(Dataset excerpt)
---+---

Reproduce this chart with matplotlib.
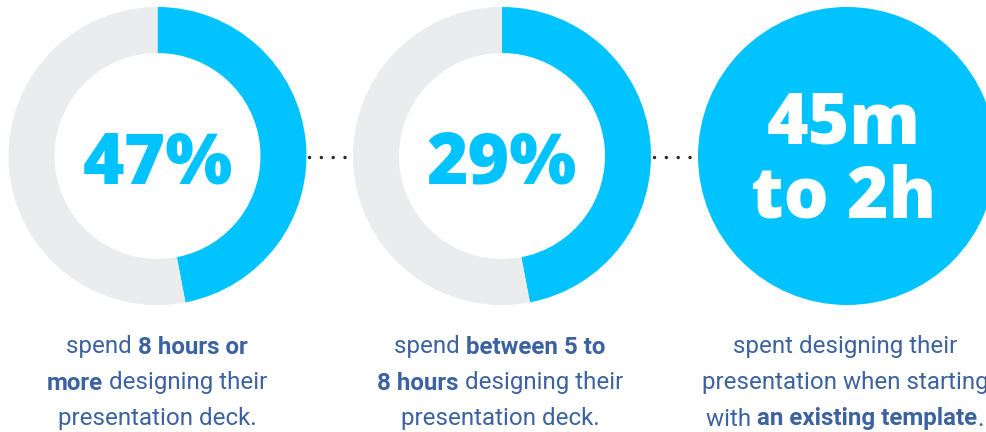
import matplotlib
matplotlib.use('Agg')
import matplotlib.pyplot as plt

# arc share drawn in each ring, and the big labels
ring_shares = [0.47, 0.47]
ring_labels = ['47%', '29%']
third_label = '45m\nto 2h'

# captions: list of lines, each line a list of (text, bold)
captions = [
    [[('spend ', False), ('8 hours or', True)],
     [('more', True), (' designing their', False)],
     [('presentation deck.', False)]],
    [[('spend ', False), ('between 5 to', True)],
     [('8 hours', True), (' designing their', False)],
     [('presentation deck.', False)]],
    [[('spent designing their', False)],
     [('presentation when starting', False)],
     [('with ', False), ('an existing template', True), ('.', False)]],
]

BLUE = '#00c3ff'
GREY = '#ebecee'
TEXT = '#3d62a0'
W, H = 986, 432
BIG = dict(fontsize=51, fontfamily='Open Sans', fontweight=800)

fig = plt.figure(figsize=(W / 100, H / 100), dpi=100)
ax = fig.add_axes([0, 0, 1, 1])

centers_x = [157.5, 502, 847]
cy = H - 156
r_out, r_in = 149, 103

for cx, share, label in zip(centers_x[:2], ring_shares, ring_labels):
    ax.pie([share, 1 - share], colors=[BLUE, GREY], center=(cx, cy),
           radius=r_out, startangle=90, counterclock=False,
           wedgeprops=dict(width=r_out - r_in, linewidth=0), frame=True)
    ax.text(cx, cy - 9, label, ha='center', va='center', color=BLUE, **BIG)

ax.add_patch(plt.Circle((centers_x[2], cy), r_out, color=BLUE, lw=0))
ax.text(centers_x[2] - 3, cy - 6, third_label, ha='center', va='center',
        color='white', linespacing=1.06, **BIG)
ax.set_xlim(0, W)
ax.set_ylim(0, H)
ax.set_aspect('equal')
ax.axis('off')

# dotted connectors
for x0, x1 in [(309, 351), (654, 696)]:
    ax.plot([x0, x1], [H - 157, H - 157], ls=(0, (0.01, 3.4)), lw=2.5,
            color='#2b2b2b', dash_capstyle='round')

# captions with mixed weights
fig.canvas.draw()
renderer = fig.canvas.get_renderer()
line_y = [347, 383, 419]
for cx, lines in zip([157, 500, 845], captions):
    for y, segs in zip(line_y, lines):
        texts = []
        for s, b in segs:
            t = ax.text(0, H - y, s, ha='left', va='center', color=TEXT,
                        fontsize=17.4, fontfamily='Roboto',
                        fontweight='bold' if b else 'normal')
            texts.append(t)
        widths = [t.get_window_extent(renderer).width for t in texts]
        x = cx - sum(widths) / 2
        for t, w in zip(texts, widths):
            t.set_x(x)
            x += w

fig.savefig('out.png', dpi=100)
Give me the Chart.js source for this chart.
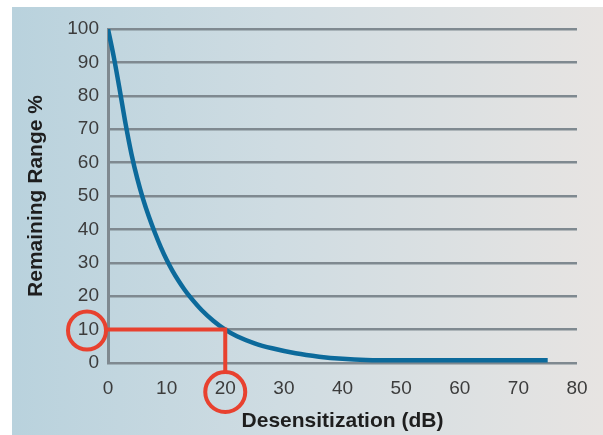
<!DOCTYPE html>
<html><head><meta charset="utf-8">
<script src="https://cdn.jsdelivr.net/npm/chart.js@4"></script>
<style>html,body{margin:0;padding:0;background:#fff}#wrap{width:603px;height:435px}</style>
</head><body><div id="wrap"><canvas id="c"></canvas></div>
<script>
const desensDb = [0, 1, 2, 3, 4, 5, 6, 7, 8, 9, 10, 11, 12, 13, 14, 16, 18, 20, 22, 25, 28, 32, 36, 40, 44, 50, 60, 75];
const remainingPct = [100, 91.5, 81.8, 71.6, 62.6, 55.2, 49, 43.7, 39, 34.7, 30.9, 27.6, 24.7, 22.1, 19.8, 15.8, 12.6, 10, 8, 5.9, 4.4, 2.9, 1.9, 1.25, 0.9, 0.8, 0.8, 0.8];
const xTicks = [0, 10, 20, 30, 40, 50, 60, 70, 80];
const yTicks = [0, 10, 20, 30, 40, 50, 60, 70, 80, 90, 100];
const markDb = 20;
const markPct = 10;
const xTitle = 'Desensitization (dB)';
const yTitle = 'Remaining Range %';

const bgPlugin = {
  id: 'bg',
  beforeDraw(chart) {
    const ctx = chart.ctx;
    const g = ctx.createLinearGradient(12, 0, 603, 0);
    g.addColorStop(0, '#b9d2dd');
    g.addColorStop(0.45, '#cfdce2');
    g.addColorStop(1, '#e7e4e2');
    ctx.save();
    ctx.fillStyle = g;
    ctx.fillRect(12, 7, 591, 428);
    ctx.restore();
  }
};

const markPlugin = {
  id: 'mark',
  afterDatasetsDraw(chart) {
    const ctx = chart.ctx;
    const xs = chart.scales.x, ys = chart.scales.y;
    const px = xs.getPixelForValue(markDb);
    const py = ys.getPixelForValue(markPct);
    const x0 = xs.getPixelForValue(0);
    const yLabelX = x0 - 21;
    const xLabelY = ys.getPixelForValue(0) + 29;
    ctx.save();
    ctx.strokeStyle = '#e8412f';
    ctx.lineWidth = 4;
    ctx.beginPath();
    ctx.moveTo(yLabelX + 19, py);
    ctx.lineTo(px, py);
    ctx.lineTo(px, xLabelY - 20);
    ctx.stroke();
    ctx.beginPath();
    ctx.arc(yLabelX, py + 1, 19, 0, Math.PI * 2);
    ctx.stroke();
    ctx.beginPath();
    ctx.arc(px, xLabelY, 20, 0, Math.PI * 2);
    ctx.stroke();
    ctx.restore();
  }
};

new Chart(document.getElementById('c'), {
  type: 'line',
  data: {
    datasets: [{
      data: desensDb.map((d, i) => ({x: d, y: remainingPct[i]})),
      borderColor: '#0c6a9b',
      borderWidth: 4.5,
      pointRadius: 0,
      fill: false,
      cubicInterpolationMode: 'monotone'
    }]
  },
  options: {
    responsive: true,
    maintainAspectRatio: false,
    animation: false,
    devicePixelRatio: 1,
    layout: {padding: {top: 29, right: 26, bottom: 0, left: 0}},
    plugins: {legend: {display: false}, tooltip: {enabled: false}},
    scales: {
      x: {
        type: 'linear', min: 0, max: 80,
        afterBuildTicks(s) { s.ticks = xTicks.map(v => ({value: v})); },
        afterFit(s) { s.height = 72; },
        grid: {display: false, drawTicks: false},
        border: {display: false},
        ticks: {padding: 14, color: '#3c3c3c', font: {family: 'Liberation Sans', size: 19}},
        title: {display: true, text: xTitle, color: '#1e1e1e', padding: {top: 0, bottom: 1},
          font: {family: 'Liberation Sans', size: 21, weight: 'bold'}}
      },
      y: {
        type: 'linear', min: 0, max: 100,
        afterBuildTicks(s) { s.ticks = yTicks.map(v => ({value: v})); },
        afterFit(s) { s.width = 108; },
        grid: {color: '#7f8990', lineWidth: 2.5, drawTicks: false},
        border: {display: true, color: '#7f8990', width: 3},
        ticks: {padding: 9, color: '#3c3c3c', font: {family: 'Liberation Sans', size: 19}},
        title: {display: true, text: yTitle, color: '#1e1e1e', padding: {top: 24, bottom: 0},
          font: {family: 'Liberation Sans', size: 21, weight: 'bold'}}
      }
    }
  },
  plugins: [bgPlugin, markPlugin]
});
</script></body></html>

---+---

Repeat the data exactly, without the pictures.

■ **FINAL RESULT**
Reproduce this chart with matplotlib.
import matplotlib
matplotlib.use('Agg')
import matplotlib.pyplot as plt

# arc share drawn in each ring, and the big labels
ring_shares = [0.47, 0.47]
ring_labels = ['47%', '29%']
third_label = '45m\nto 2h'

# captions: list of lines, each line a list of (text, bold)
captions = [
    [[('spend ', False), ('8 hours or', True)],
     [('more', True), (' designing their', False)],
     [('presentation deck.', False)]],
    [[('spend ', False), ('between 5 to', True)],
     [('8 hours', True), (' designing their', False)],
     [('presentation deck.', False)]],
    [[('spent designing their', False)],
     [('presentation when starting', False)],
     [('with ', False), ('an existing template', True), ('.', False)]],
]

BLUE = '#00c3ff'
GREY = '#ebecee'
TEXT = '#3d62a0'
W, H = 986, 432
BIG = dict(fontsize=51, fontfamily='Open Sans', fontweight=800)

fig = plt.figure(figsize=(W / 100, H / 100), dpi=100)
ax = fig.add_axes([0, 0, 1, 1])

centers_x = [157.5, 502, 847]
cy = H - 156
r_out, r_in = 149, 103

for cx, share, label in zip(centers_x[:2], ring_shares, ring_labels):
    ax.pie([share, 1 - share], colors=[BLUE, GREY], center=(cx, cy),
           radius=r_out, startangle=90, counterclock=False,
           wedgeprops=dict(width=r_out - r_in, linewidth=0), frame=True)
    ax.text(cx, cy - 9, label, ha='center', va='center', color=BLUE, **BIG)

ax.add_patch(plt.Circle((centers_x[2], cy), r_out, color=BLUE, lw=0))
ax.text(centers_x[2] - 3, cy - 6, third_label, ha='center', va='center',
        color='white', linespacing=1.06, **BIG)
ax.set_xlim(0, W)
ax.set_ylim(0, H)
ax.set_aspect('equal')
ax.axis('off')

# dotted connectors
for x0, x1 in [(309, 351), (654, 696)]:
    ax.plot([x0, x1], [H - 157, H - 157], ls=(0, (0.01, 3.4)), lw=2.5,
            color='#2b2b2b', dash_capstyle='round')

# captions with mixed weights
fig.canvas.draw()
renderer = fig.canvas.get_renderer()
line_y = [347, 383, 419]
for cx, lines in zip([157, 500, 845], captions):
    for y, segs in zip(line_y, lines):
        texts = []
        for s, b in segs:
            t = ax.text(0, H - y, s, ha='left', va='center', color=TEXT,
                        fontsize=17.4, fontfamily='Roboto',
                        fontweight='bold' if b else 'normal')
            texts.append(t)
        widths = [t.get_window_extent(renderer).width for t in texts]
        x = cx - sum(widths) / 2
        for t, w in zip(texts, widths):
            t.set_x(x)
            x += w

fig.savefig('out.png', dpi=100)
Give me the Chart.js source for this chart.
<!DOCTYPE html>
<html><head><meta charset="utf-8">
<script src="https://cdn.jsdelivr.net/npm/chart.js@4"></script>
<style>html,body{margin:0;padding:0;background:#fff}#wrap{width:603px;height:435px}</style>
</head><body><div id="wrap"><canvas id="c"></canvas></div>
<script>
const desensDb = [0, 1, 2, 3, 4, 5, 6, 7, 8, 9, 10, 11, 12, 13, 14, 16, 18, 20, 22, 25, 28, 32, 36, 40, 44, 50, 60, 75];
const remainingPct = [100, 91.5, 81.8, 71.6, 62.6, 55.2, 49, 43.7, 39, 34.7, 30.9, 27.6, 24.7, 22.1, 19.8, 15.8, 12.6, 10, 8, 5.9, 4.4, 2.9, 1.9, 1.25, 0.9, 0.8, 0.8, 0.8];
const xTicks = [0, 10, 20, 30, 40, 50, 60, 70, 80];
const yTicks = [0, 10, 20, 30, 40, 50, 60, 70, 80, 90, 100];
const markDb = 20;
const markPct = 10;
const xTitle = 'Desensitization (dB)';
const yTitle = 'Remaining Range %';

const bgPlugin = {
  id: 'bg',
  beforeDraw(chart) {
    const ctx = chart.ctx;
    const g = ctx.createLinearGradient(12, 0, 603, 0);
    g.addColorStop(0, '#b9d2dd');
    g.addColorStop(0.45, '#cfdce2');
    g.addColorStop(1, '#e7e4e2');
    ctx.save();
    ctx.fillStyle = g;
    ctx.fillRect(12, 7, 591, 428);
    ctx.restore();
  }
};

const markPlugin = {
  id: 'mark',
  afterDatasetsDraw(chart) {
    const ctx = chart.ctx;
    const xs = chart.scales.x, ys = chart.scales.y;
    const px = xs.getPixelForValue(markDb);
    const py = ys.getPixelForValue(markPct);
    const x0 = xs.getPixelForValue(0);
    const yLabelX = x0 - 21;
    const xLabelY = ys.getPixelForValue(0) + 29;
    ctx.save();
    ctx.strokeStyle = '#e8412f';
    ctx.lineWidth = 4;
    ctx.beginPath();
    ctx.moveTo(yLabelX + 19, py);
    ctx.lineTo(px, py);
    ctx.lineTo(px, xLabelY - 20);
    ctx.stroke();
    ctx.beginPath();
    ctx.arc(yLabelX, py + 1, 19, 0, Math.PI * 2);
    ctx.stroke();
    ctx.beginPath();
    ctx.arc(px, xLabelY, 20, 0, Math.PI * 2);
    ctx.stroke();
    ctx.restore();
  }
};

new Chart(document.getElementById('c'), {
  type: 'line',
  data: {
    datasets: [{
      data: desensDb.map((d, i) => ({x: d, y: remainingPct[i]})),
      borderColor: '#0c6a9b',
      borderWidth: 4.5,
      pointRadius: 0,
      fill: false,
      cubicInterpolationMode: 'monotone'
    }]
  },
  options: {
    responsive: true,
    maintainAspectRatio: false,
    animation: false,
    devicePixelRatio: 1,
    layout: {padding: {top: 29, right: 26, bottom: 0, left: 0}},
    plugins: {legend: {display: false}, tooltip: {enabled: false}},
    scales: {
      x: {
        type: 'linear', min: 0, max: 80,
        afterBuildTicks(s) { s.ticks = xTicks.map(v => ({value: v})); },
        afterFit(s) { s.height = 72; },
        grid: {display: false, drawTicks: false},
        border: {display: false},
        ticks: {padding: 14, color: '#3c3c3c', font: {family: 'Liberation Sans', size: 19}},
        title: {display: true, text: xTitle, color: '#1e1e1e', padding: {top: 0, bottom: 1},
          font: {family: 'Liberation Sans', size: 21, weight: 'bold'}}
      },
      y: {
        type: 'linear', min: 0, max: 100,
        afterBuildTicks(s) { s.ticks = yTicks.map(v => ({value: v})); },
        afterFit(s) { s.width = 108; },
        grid: {color: '#7f8990', lineWidth: 2.5, drawTicks: false},
        border: {display: true, color: '#7f8990', width: 3},
        ticks: {padding: 9, color: '#3c3c3c', font: {family: 'Liberation Sans', size: 19}},
        title: {display: true, text: yTitle, color: '#1e1e1e', padding: {top: 24, bottom: 0},
          font: {family: 'Liberation Sans', size: 21, weight: 'bold'}}
      }
    }
  },
  plugins: [bgPlugin, markPlugin]
});
</script></body></html>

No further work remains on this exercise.